Addressing the senior citizens attending the opening directly, Jurgen said, “Don’t be intimidated by how the computers look. In the end, they will be one of your best friends.”
Michal Rhymer-Browne, assistant commissioner of the St. Thomas/St. John district Department of Human Services, echoed Jurgen’s sentiments that it is essential for the island’s public to become comfortable with the technology that has become commonplace. Rhymer-Browne also underlined the opportunities that digital literacy opens, smiling as she said, “We like to be a gateway to good things.”
Yvonne Fenton, PCC program manager, wrapped up the morning’s program by summarizing some of the educational services the center will offer. Citizens will be able to take a Digital Literacy Course through V.I. Next Generation Network. Those who complete the sequence will then have access to over 5,000 training classes through a partnership with CyberLearning Inc. and the National Education Foundation.

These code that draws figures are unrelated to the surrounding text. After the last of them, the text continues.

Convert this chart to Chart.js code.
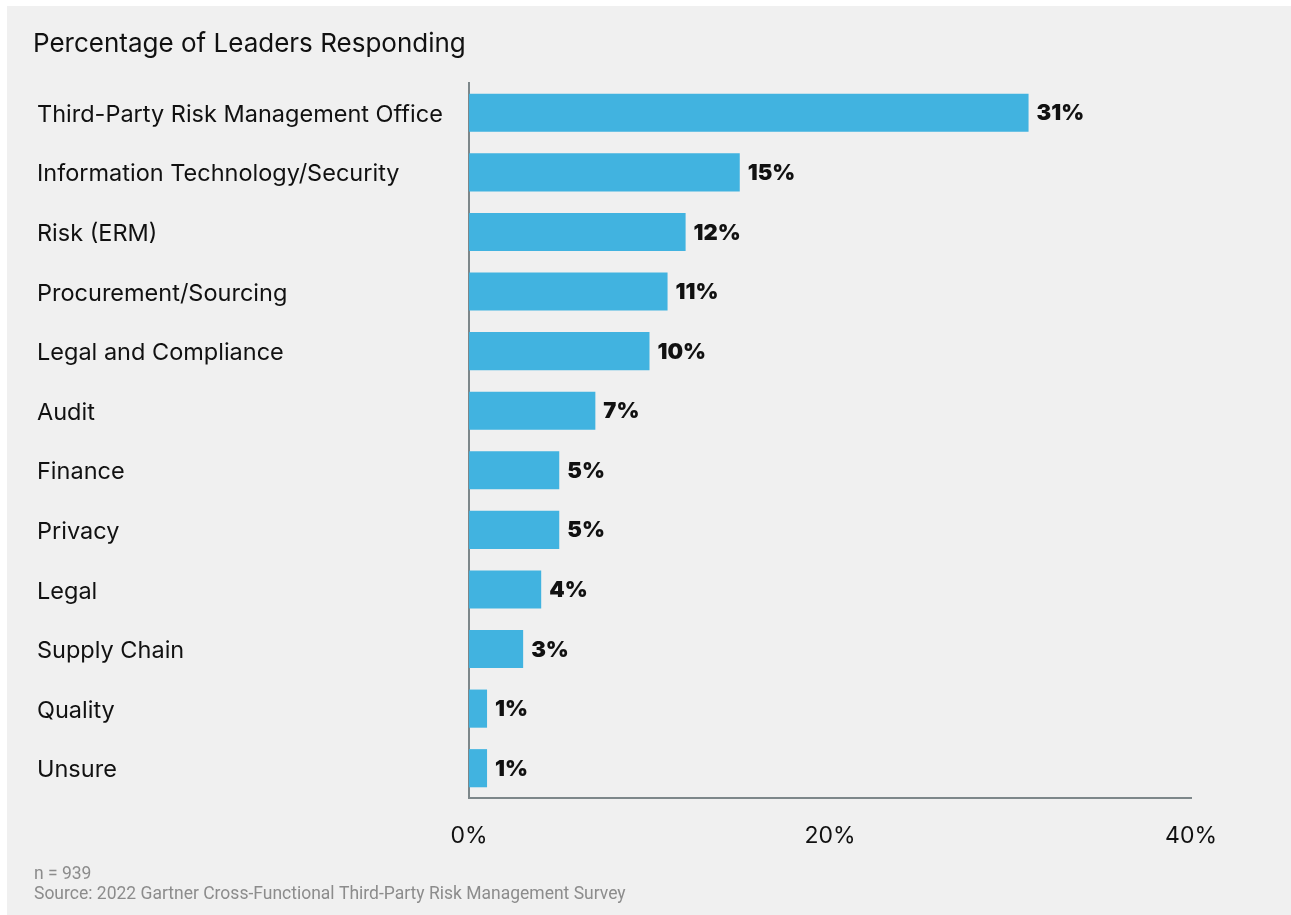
<!DOCTYPE html>
<html>
<head>
<meta charset="utf-8">
<script src="https://cdn.jsdelivr.net/npm/chart.js@4.4.1/dist/chart.umd.min.js"></script>
<style>
  html, body { margin: 0; padding: 0; background: #fff; }
  #panel { position: absolute; left: 7px; top: 6px; width: 1284px; height: 909px; background: #f0f0f0; }
  canvas { display: block; }
</style>
</head>
<body>
<div id="panel"><canvas id="chart" width="1284" height="909"></canvas></div>
<script>
const categories = [
  "Third-Party Risk Management Office",
  "Information Technology/Security",
  "Risk (ERM)",
  "Procurement/Sourcing",
  "Legal and Compliance",
  "Audit",
  "Finance",
  "Privacy",
  "Legal",
  "Supply Chain",
  "Quality",
  "Unsure"
];
const shares = [31, 15, 12, 11, 10, 7, 5, 5, 4, 3, 1, 1];
const xTicks = [0, 20, 40];
const titleText = "Percentage of Leaders Responding";
const footnotes = ["n = 939", "Source: 2022 Gartner Cross-Functional Third-Party Risk Management Survey"];

const FONT = "Inter, 'DejaVu Sans', sans-serif";
const BAR = "#41b3e0";
const AXIS = "#7d878a";

// heading above the plot and the notes underneath it
const textBlocks = {
  id: 'textBlocks',
  afterDraw(chart){
    const ctx = chart.ctx;
    ctx.save();
    ctx.fillStyle = '#111';
    ctx.textBaseline = 'middle';
    ctx.textAlign = 'left';
    ctx.font = `26px ${FONT}`;
    ctx.fillText(titleText, 26, 38);
    ctx.fillStyle = '#8c8c8c';
    ctx.font = `17.5px Roboto, sans-serif`;
    footnotes.forEach((t, i) => ctx.fillText(t, 27, 869 + i * 20));
    ctx.restore();
  }
};

// percentage printed just past the end of each bar
const valueLabels = {
  id: 'valueLabels',
  afterDatasetsDraw(chart){
    const ctx = chart.ctx;
    const meta = chart.getDatasetMeta(0);
    ctx.save();
    ctx.fillStyle = '#111';
    ctx.font = `900 22px ${FONT}`;
    ctx.textAlign = 'left';
    ctx.textBaseline = 'middle';
    meta.data.forEach((bar, i) => {
      ctx.fillText(shares[i] + '%', bar.x + 8, bar.y + 1);
    });
    ctx.restore();
  }
};

new Chart(document.getElementById('chart'), {
  type: 'bar',
  data: {
    labels: categories,
    datasets: [{
      data: shares,
      backgroundColor: BAR,
      borderWidth: 0,
      barPercentage: 0.64,
      categoryPercentage: 1
    }]
  },
  options: {
    indexAxis: 'y',
    responsive: false,
    animation: false,
    layout: { padding: { left: 30, right: 100, top: 77, bottom: 0 } },
    plugins: {
      legend: { display: false },
      tooltip: { enabled: false }
    },
    scales: {
      x: {
        min: 0,
        max: 40,
        afterBuildTicks(scale){ scale.ticks = xTicks.map(v => ({ value: v })); },
        afterFit(scale){ scale.height = 117; },
        grid: { display: false, drawTicks: false },
        border: { display: true, color: AXIS, width: 2 },
        ticks: {
          padding: 24,
          color: '#111',
          font: { family: FONT, size: 23 },
          callback: v => v + '%'
        }
      },
      y: {
        afterFit(scale){ scale.width = 462 - 30; },
        grid: { display: false, drawTicks: false },
        border: { display: true, color: AXIS, width: 2 },
        ticks: {
          crossAlign: 'far',
          labelOffset: 2,
          color: '#111',
          font: { family: FONT, size: 23.5 },
          autoSkip: false
        }
      }
    }
  },
  plugins: [textBlocks, valueLabels]
});
</script>
</body>
</html>
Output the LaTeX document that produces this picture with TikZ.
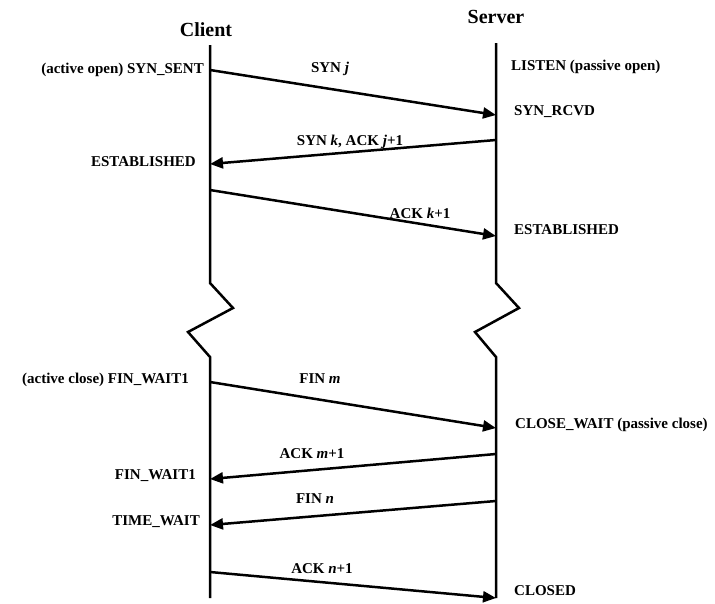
\documentclass[tikz,border=0pt]{standalone}
\usepackage{fontspec}
\setmainfont{Liberation Serif}
\usepackage{tikz}
\usetikzlibrary{arrows.meta}

\begin{document}
\begin{tikzpicture}[
  x=1pt, y=-1pt,
  every node/.style={font=\fontsize{15}{17}\selectfont\bfseries, inner sep=1pt},
  host/.style={font=\fontsize{20}{22}\selectfont\bfseries},
  lifeline/.style={line width=2.5pt, line join=miter},
  msg/.style={line width=2.5pt, -{Triangle[length=13pt,width=11pt]}},
  lstate/.style={anchor=east},
  rstate/.style={anchor=west},
  msglabel/.style={anchor=base}
]
\useasboundingbox (0,0) rectangle (715,603);
% hosts
\node[host] (client) at (206,30) {Client};
\node[host] (server) at (496,17) {Server};
% lifelines with the time break
\draw[lifeline] (210,45) -- (210,283) -- (233,308) -- (188,332) -- (210,357) -- (210,598);
\draw[lifeline] (496,43) -- (496,283) -- (519,308) -- (475,332) -- (496,357) -- (496,598);
% points on the lifelines
\coordinate (c1) at (210,70);
\coordinate (s1) at (496,115);
\coordinate (s2) at (496,140);
\coordinate (c2) at (210,164);
\coordinate (c3) at (210,190);
\coordinate (s3) at (496,236);
\coordinate (c4) at (210,382);
\coordinate (s4) at (496,428);
\coordinate (s5) at (496,454);
\coordinate (c5) at (210,479);
\coordinate (s6) at (496,501);
\coordinate (c6) at (210,525);
\coordinate (c7) at (210,572);
\coordinate (s7) at (496,598);
% client states
\node[lstate] (synsent) at (205,70) {(active open) SYN\_SENT};
\node[lstate] (estc) at (197,162) {ESTABLISHED};
\node[lstate] (finwaita) at (190,380) {(active close) FIN\_WAIT1};
\node[lstate] (finwaitb) at (197,476) {FIN\_WAIT1};
\node[lstate] (timewait) at (201,522) {TIME\_WAIT};
% server states
\node[rstate] (listen) at (510,67) {LISTEN (passive open)};
\node[rstate] (synrcvd) at (513,112) {SYN\_RCVD};
\node[rstate] (ests) at (513,230) {ESTABLISHED};
\node[rstate] (closewait) at (514,425) {CLOSE\_WAIT (passive close)};
\node[rstate] (closed) at (513,591) {CLOSED};
% segments
\draw[msg] (c1) -- (s1);
\draw[msg] (s2) -- (c2);
\draw[msg] (c3) -- (s3);
\draw[msg] (c4) -- (s4);
\draw[msg] (s5) -- (c5);
\draw[msg] (s6) -- (c6);
\draw[msg] (c7) -- (s7);
\node[msglabel] (synj) at (330,72) {SYN \textit{j}};
\node[msglabel] (synk) at (350,145) {SYN \textit{k}, ACK \textit{j}+1};
\node[msglabel] (ackk) at (420,218) {ACK \textit{k}+1};
\node[msglabel] (finm) at (320,383) {FIN \textit{m}};
\node[msglabel] (ackm) at (312,458) {ACK \textit{m}+1};
\node[msglabel] (finn) at (315,503) {FIN \textit{n}};
\node[msglabel] (ackn) at (322,573) {ACK \textit{n}+1};
\end{tikzpicture}
\end{document}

A ribbon cutting completed the ceremony, with Jurgen; Murlene VanBeverhoudt, administrator of the Division of Senior Citizens Affairs; and senior citizen Loale Barron all holding scissors. Eager to start learning, the seniors in attendance rushed inside as soon as the door to the center opened.
Rhymer-Browne and VanBeverhoudt immediately began to demonstrate how to perform a Google search – the first for most of the senior citizens.
The center is home to a eight computers equipped with webcams, which Barron said she is looking forward to learning how to use so she can Skype with her granddaughter.
PCC is compliant with the American Disability Act, and VanBeverhoudt noted that everyone involved hopes to include equipment for visually impaired users in the near future and to continue to grow the center to accommodate and serve its users’ needs.
The PCC will feature a teacher to give its students hands-on lessons and instruction. Keith Caldwell will volunteer to teach in the center. Caldwell says he wants to teach not just computer literacy, but genuine familiarity with digital technology. Looking at the small crowd of seniors attending the opening, Caldwell said, “Some of them have never even touched a computer.”
He went on to reiterate a comment by VanBeverhoudt and the sentiment of everyone involved: this center meets a major need for digital education in the St. Thomas community. Caldwell holds his bachelor’s degree in mathematics and a master’s degree in public health and said he looks forward to sharing his knowledge and experience with the community via the PCC.
A similar computer center has already opened on St. Croix, but this is the first digital literacy and education center offered by the Department of Human Services on St. Thomas. Although the center is the result of a strong partnership between viNGN and the Division of Senior Citizens Affairs, all members of the public may use the new facilities.